Collected data>
* start *

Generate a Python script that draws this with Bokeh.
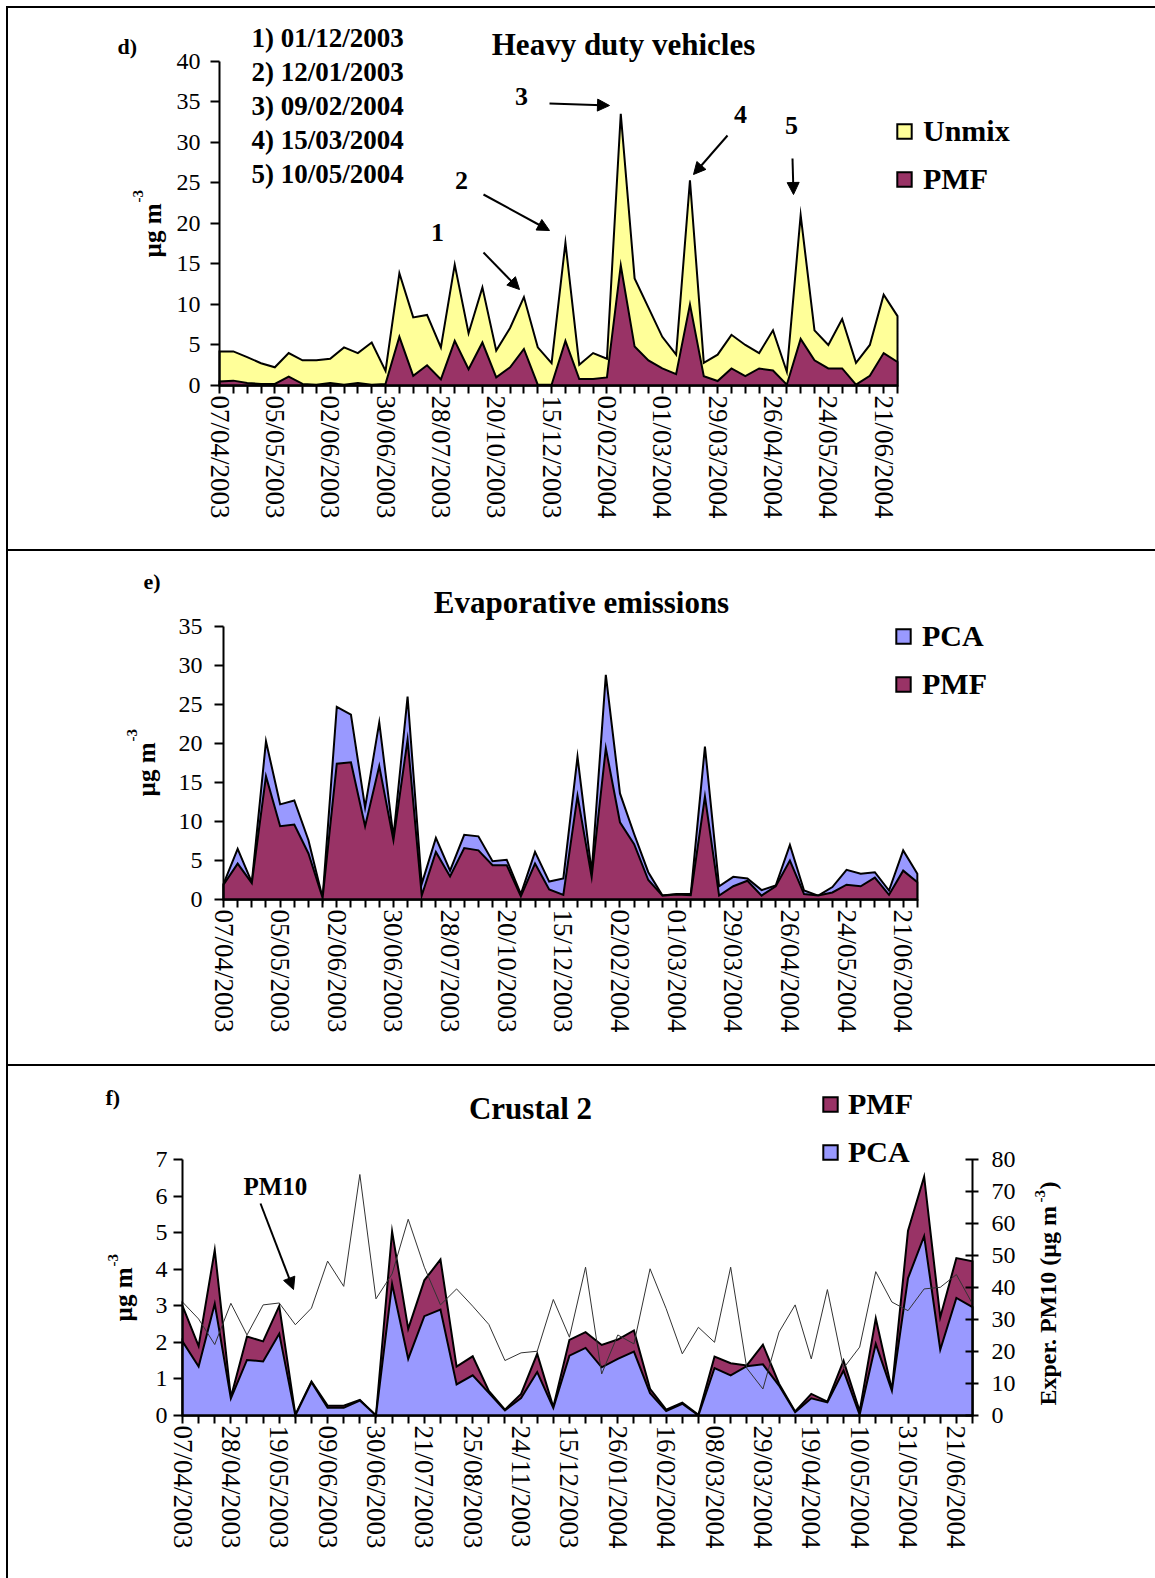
import math
from bokeh.plotting import figure
from bokeh.models import (Range1d, LinearAxis, FixedTicker, Label, Arrow, NormalHead,
                          Legend, LegendItem, Div)
from bokeh.layouts import column, row
from bokeh.embed import file_html
from bokeh.resources import INLINE

# ---------------- data ----------------
# d) Heavy duty vehicles (50 samples)
d_unmix = [4.2, 4.2, 3.5, 2.75, 2.25, 4.0, 3.1, 3.1, 3.3, 4.7, 4.0, 5.3, 1.8,
           13.85, 8.4, 8.7, 4.7, 14.9, 6.45, 12.1, 4.3, 7.1, 10.9, 4.7, 2.75, 17.6, 2.55, 4.0, 3.3,
           33.5, 13.2, 9.6, 6.0, 3.8, 25.3, 2.8, 3.8, 6.25, 5.0, 4.0, 6.8, 1.7, 21.0, 6.8, 5.0,
           8.2, 2.8, 5.0, 11.2, 8.55]
d_pmf = [0.5, 0.6, 0.3, 0.2, 0.2, 1.1, 0.2, 0.1, 0.3, 0.1, 0.3, 0.1, 0.2,
         6.0, 1.2, 2.5, 0.75, 5.5, 2.0, 5.3, 1.0, 2.25, 4.5, 0.1, 0.1, 5.5, 0.8, 0.8, 1.0,
         14.8, 4.8, 3.1, 2.1, 1.4, 10.0, 1.15, 0.55, 2.1, 1.15, 2.1, 1.85, 0.1, 5.75, 3.1, 2.1,
         2.1, 0.1, 1.2, 4.0, 2.9]
d_tick_labels = ["07/04/2003", "05/05/2003", "02/06/2003", "30/06/2003", "28/07/2003",
                 "20/10/2003", "15/12/2003", "02/02/2004", "01/03/2004", "29/03/2004",
                 "26/04/2004", "24/05/2004", "21/06/2004"]
d_events = ["1) 01/12/2003", "2) 12/01/2003", "3) 09/02/2004", "4) 15/03/2004", "5) 10/05/2004"]

# e) Evaporative emissions (50 samples)
e_pca = [2.0, 6.5, 2.2, 20.3, 12.2, 12.7, 7.6, 0.2, 24.7, 23.7, 11.8, 22.7, 8.0, 26.0, 2.0,
         7.9, 3.7, 8.3, 8.1, 4.9, 5.1, 0.7, 6.1,
         2.3, 2.7, 18.3, 3.5, 28.8, 13.6, 8.4, 3.5, 0.5, 0.7, 0.7, 19.6, 1.7, 2.9, 2.7, 1.2,
         1.8, 7.0, 1.15, 0.5, 1.6, 3.8, 3.3, 3.5, 1.15, 6.3, 3.3]
e_pmf = [1.9, 4.6, 2.1, 15.8, 9.4, 9.6, 5.9, 0.2, 17.4, 17.6, 9.4, 17.1, 7.6, 20.5, 0.5,
         6.1, 2.95, 6.6, 6.3, 4.4, 4.4, 0.4, 4.6,
         1.3, 0.6, 13.3, 2.9, 19.4, 9.9, 7.1, 2.5, 0.5, 0.65, 0.55, 13.2, 0.5, 1.7, 2.4, 0.5,
         1.7, 5.0, 0.7, 0.5, 0.9, 1.9, 1.7, 2.8, 0.6, 3.7, 2.2]
e_tick_labels = d_tick_labels

# f) Crustal 2 (50 samples)
f_pmf = [3.0, 1.9, 4.53, 0.5, 2.16, 2.03, 3.0, 0.02, 0.93, 0.27, 0.27, 0.43, 0.0, 5.04,
         2.37, 3.7, 4.27, 1.34, 1.62, 0.67, 0.16, 0.59, 1.69,
         0.23, 2.07, 2.28, 1.93, 2.08, 2.33, 0.73, 0.16, 0.35, 0.02, 1.61, 1.43, 1.37, 1.94,
         0.87, 0.11, 0.59, 0.38, 1.5, 0.12, 2.66, 0.7, 5.06, 6.54, 2.69, 4.31, 4.22]
f_pca = [2.03, 1.34, 3.06, 0.47, 1.52, 1.48, 2.24, 0.0, 0.91, 0.21, 0.21, 0.41, 0.0, 3.6,
         1.55, 2.72, 2.9, 0.85, 1.1, 0.62, 0.14, 0.48, 1.19,
         0.21, 1.64, 1.85, 1.32, 1.55, 1.75, 0.61, 0.12, 0.32, 0.0, 1.3, 1.1, 1.35, 1.4,
         0.82, 0.09, 0.47, 0.36, 1.23, 0.02, 1.96, 0.68, 3.76, 4.91, 1.8, 3.22, 2.97]
f_pm10 = [35.5, 30.2, 22.2, 35.1, 25.2, 34.6, 35.2, 28.4, 33.6, 48.3, 40.4, 75.4, 36.5,
          44.3, 61.4, 46.4, 34.6, 39.6, 34.2, 28.5, 17.2, 19.6, 20.1,
          36.3, 24.5, 46.4, 13.0, 25.2, 22.4, 45.9, 33.4, 19.3, 27.6, 22.9, 46.4, 14.8, 8.3,
          26.1, 34.6, 17.7, 39.4, 14.8, 21.4, 45.0, 35.5, 32.8, 39.6, 40.1, 44.1, 34.9]
f_tick_labels = ["07/04/2003", "28/04/2003", "19/05/2003", "09/06/2003", "30/06/2003",
                 "21/07/2003", "25/08/2003", "24/11/2003", "15/12/2003", "26/01/2004",
                 "16/02/2004", "08/03/2004", "29/03/2004", "19/04/2004", "10/05/2004",
                 "31/05/2004", "21/06/2004"]

# ---------------- styling ----------------
SERIF = "Liberation Serif"
YELLOW = "#FFFF99"
PLUM = "#993366"
BLUE = "#9999FF"
W = 1147              # figure width
PAGE_X0 = 8           # page x of figure left edge
BASE_SHIFT = 0.3      # correction of Label baseline placement (fraction of font size)


class Conv:
    """page pixel -> data coordinate helper for one panel"""
    def __init__(self, x0_page, y0_page, sx, sy):
        self.x0, self.y0, self.sx, self.sy = x0_page, y0_page, sx, sy

    def x(self, px):
        return (px - self.x0) / self.sx

    def y(self, py):
        return (self.y0 - py) / self.sy


def make_fig(top_page, height, c):
    # the frame covers the whole figure; axes are placed with fixed_location
    p = figure(width=W, height=height,
               x_range=Range1d(c.x(PAGE_X0), c.x(PAGE_X0 + W)),
               y_range=Range1d(c.y(top_page + height), c.y(top_page)),
               output_backend="svg", toolbar_location=None, title=None,
               min_border_left=0, min_border_right=0, min_border_top=0,
               min_border_bottom=0)
    p.xgrid.visible = False
    p.ygrid.visible = False
    p.outline_line_color = None
    p.background_fill_color = "white"
    p.border_fill_color = "white"
    return p


def style_x(ax, n, step, labels, size="27px"):
    ax.ticker = FixedTicker(ticks=list(range(n)))
    ov = {i: "" for i in range(n)}
    for k, lab in enumerate(labels):
        ov[k * step] = lab
    ax.major_label_overrides = ov
    ax.bounds = (0, n - 1)
    ax.fixed_location = 0
    ax.major_label_orientation = "vertical"
    ax.major_tick_out = 8
    ax.major_tick_in = 0
    ax.minor_tick_line_color = None
    ax.axis_line_width = 2
    ax.major_tick_line_width = 2
    ax.major_label_standoff = 2
    ax.major_label_text_font = SERIF
    ax.major_label_text_font_size = size
    ax.major_label_text_color = "black"


def style_y(ax, ticks, bounds, standoff, loc, tick_out=9, tick_in=0):
    ax.ticker = FixedTicker(ticks=ticks)
    ax.bounds = bounds
    ax.fixed_location = loc
    ax.major_tick_out = tick_out
    ax.major_tick_in = tick_in
    ax.minor_tick_line_color = None
    ax.axis_line_width = 2
    ax.major_tick_line_width = 2
    ax.major_label_standoff = standoff
    ax.major_label_text_font = SERIF
    ax.major_label_text_font_size = "24px"
    ax.major_label_text_color = "black"


def area(p, values, color, **kw):
    n = len(values)
    xs = [0] + list(range(n)) + [n - 1]
    ys = [0] + list(values) + [0]
    return p.patch(xs, ys, fill_color=color, line_color="black", line_width=2,
                   line_join="miter", **kw)


def text(p, c, px, py, s, size, bold=True, align="left", angle=0.0):
    if angle == 0:
        py = py - BASE_SHIFT * size
    else:
        px = px - BASE_SHIFT * size
    p.add_layout(Label(x=c.x(px), y=c.y(py), text=s, text_font=SERIF,
                       text_font_size=f"{size}px",
                       text_font_style="bold" if bold else "normal",
                       text_align=align, text_baseline="alphabetic", angle=angle,
                       text_color="black"))


def arrow(p, c, x0, y0, x1, y1):
    p.add_layout(Arrow(x_start=c.x(x0), y_start=c.y(y0), x_end=c.x(x1), y_end=c.y(y1),
                       line_width=2, line_color="black",
                       end=NormalHead(size=12, fill_color="black", line_color="black",
                                      line_width=1)))


def legend(p, c, fig_bottom_page, items, box_x, bottom_y, standoff):
    lg = Legend(items=[LegendItem(label=l, renderers=[r]) for l, r in items],
                location=(box_x - PAGE_X0, fig_bottom_page - bottom_y),
                orientation="vertical", glyph_width=18, glyph_height=18,
                label_standoff=standoff, spacing=14, padding=0, margin=0,
                label_height=30,
                border_line_color=None, background_fill_alpha=0,
                label_text_font=SERIF, label_text_font_style="bold",
                label_text_font_size="30px", label_text_color="black")
    p.add_layout(lg)


def ylabel(p, c, bx, by, sx, sy, size=25):
    text(p, c, bx, by, "µg m", size, angle=math.pi / 2)
    text(p, c, sx, sy, "-3", 15, angle=math.pi / 2)


# ---------------- panel d ----------------
H1, TOP1 = 541, 8
cd = Conv(219, 385, 13.837, 8.11)
p1 = make_fig(TOP1, H1, cd)
n = len(d_unmix)
r_unmix = area(p1, d_unmix, YELLOW)
r_pmf_d = area(p1, d_pmf, PLUM)
style_x(p1.xaxis[0], n, 4, d_tick_labels)
style_y(p1.yaxis[0], list(range(0, 41, 5)), (0, 40), 10, 0)
legend(p1, cd, TOP1 + H1, [("Unmix", r_unmix), ("PMF", r_pmf_d)], 895, 196, 10)
text(p1, cd, 117, 53, "d)", 22)
for k, ev in enumerate(d_events):
    text(p1, cd, 251, 46 + 34 * k, ev, 27)
text(p1, cd, 623, 53, "Heavy duty vehicles", 31, align="center")
for s, px, py in [("1", 437, 240), ("2", 461, 188), ("3", 521, 104), ("4", 740, 122),
                  ("5", 791, 133)]:
    text(p1, cd, px, py, s, 26, align="center")
for a in [(483, 252, 519, 289), (483, 194, 549, 230), (549, 103, 609, 105),
          (727, 135, 693, 174), (792, 158, 793, 194)]:
    arrow(p1, cd, *a)
ylabel(p1, cd, 159, 257, 142, 202)

# ---------------- panel e ----------------
H2, TOP2 = 513, 551
ce = Conv(223, 899, 14.16, 7.8)
p2 = make_fig(TOP2, H2, ce)
r_pca_e = area(p2, e_pca, BLUE)
r_pmf_e = area(p2, e_pmf, PLUM)
style_x(p2.xaxis[0], len(e_pca), 4, e_tick_labels)
style_y(p2.yaxis[0], list(range(0, 36, 5)), (0, 35), 12, 0)
legend(p2, ce, TOP2 + H2, [("PCA", r_pca_e), ("PMF", r_pmf_e)], 894, 701, 10)
text(p2, ce, 143, 588, "e)", 22)
text(p2, ce, 581, 611, "Evaporative emissions", 31, align="center")
ylabel(p2, ce, 153, 796, 136, 741)

# ---------------- panel f ----------------
H3, TOP3 = 512, 1066
cf = Conv(182, 1415, 790 / 49, 36.53)
p3 = make_fig(TOP3, H3, cf)
p3.extra_y_ranges = {"pm": Range1d(p3.y_range.start * 80 / 7, p3.y_range.end * 80 / 7)}
r_pmf_f = area(p3, f_pmf, PLUM)
r_pca_f = area(p3, f_pca, BLUE)
p3.line(list(range(len(f_pm10))), f_pm10, y_range_name="pm", line_color="#333333",
        line_width=1)
style_x(p3.xaxis[0], len(f_pmf), 3, f_tick_labels)
style_y(p3.yaxis[0], list(range(0, 8)), (0, 7), 6, 0)
ax_r = LinearAxis(y_range_name="pm")
style_y(ax_r, list(range(0, 81, 10)), (0, 80), 13, len(f_pmf) - 1, tick_out=6, tick_in=7)
p3.add_layout(ax_r, "right")
legend(p3, cf, TOP3 + H3, [("PMF", r_pmf_f), ("PCA", r_pca_f)], 821, 1169, 9)
text(p3, cf, 105, 1104, "f)", 22)
text(p3, cf, 530, 1117, "Crustal 2", 31, align="center")
text(p3, cf, 243, 1193, "PM10", 25)
arrow(p3, cf, 260, 1203, 293, 1289)
ylabel(p3, cf, 130, 1321, 117, 1266)
text(p3, cf, 1055, 1405, "Exper. PM10 (µg m", 24, angle=math.pi / 2)
text(p3, cf, 1044, 1202, "-3", 15, angle=math.pi / 2)
text(p3, cf, 1055, 1189, ")", 24, angle=math.pi / 2)

# ---------------- frame lines & layout ----------------
def hline():
    return Div(text="", width=W, height=2, margin=0, styles={"background-color": "black"})


vline = Div(text="", width=2, height=1572, margin=0, styles={"background-color": "black"})
col = column(hline(), p1, hline(), p2, hline(), p3, spacing=0, margin=0)
layout = row(vline, col, spacing=0, margin=(6, 0, 0, 6))

html = file_html(layout, INLINE, "Source contributions")
html = html.replace("<head>", "<head><style>html,body{margin:0;padding:0;overflow:hidden;}</style>", 1)
open("out.html", "w").write(html)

* end *

Exercise description>
Pictures stay out. Print the data exactly, from its first line through the line containing "from bokeh.resources import INLINE".

Reply to the task>
Generate a Python script that draws this with Bokeh.
import math
from bokeh.plotting import figure
from bokeh.models import (Range1d, LinearAxis, FixedTicker, Label, Arrow, NormalHead,
                          Legend, LegendItem, Div)
from bokeh.layouts import column, row
from bokeh.embed import file_html
from bokeh.resources import INLINE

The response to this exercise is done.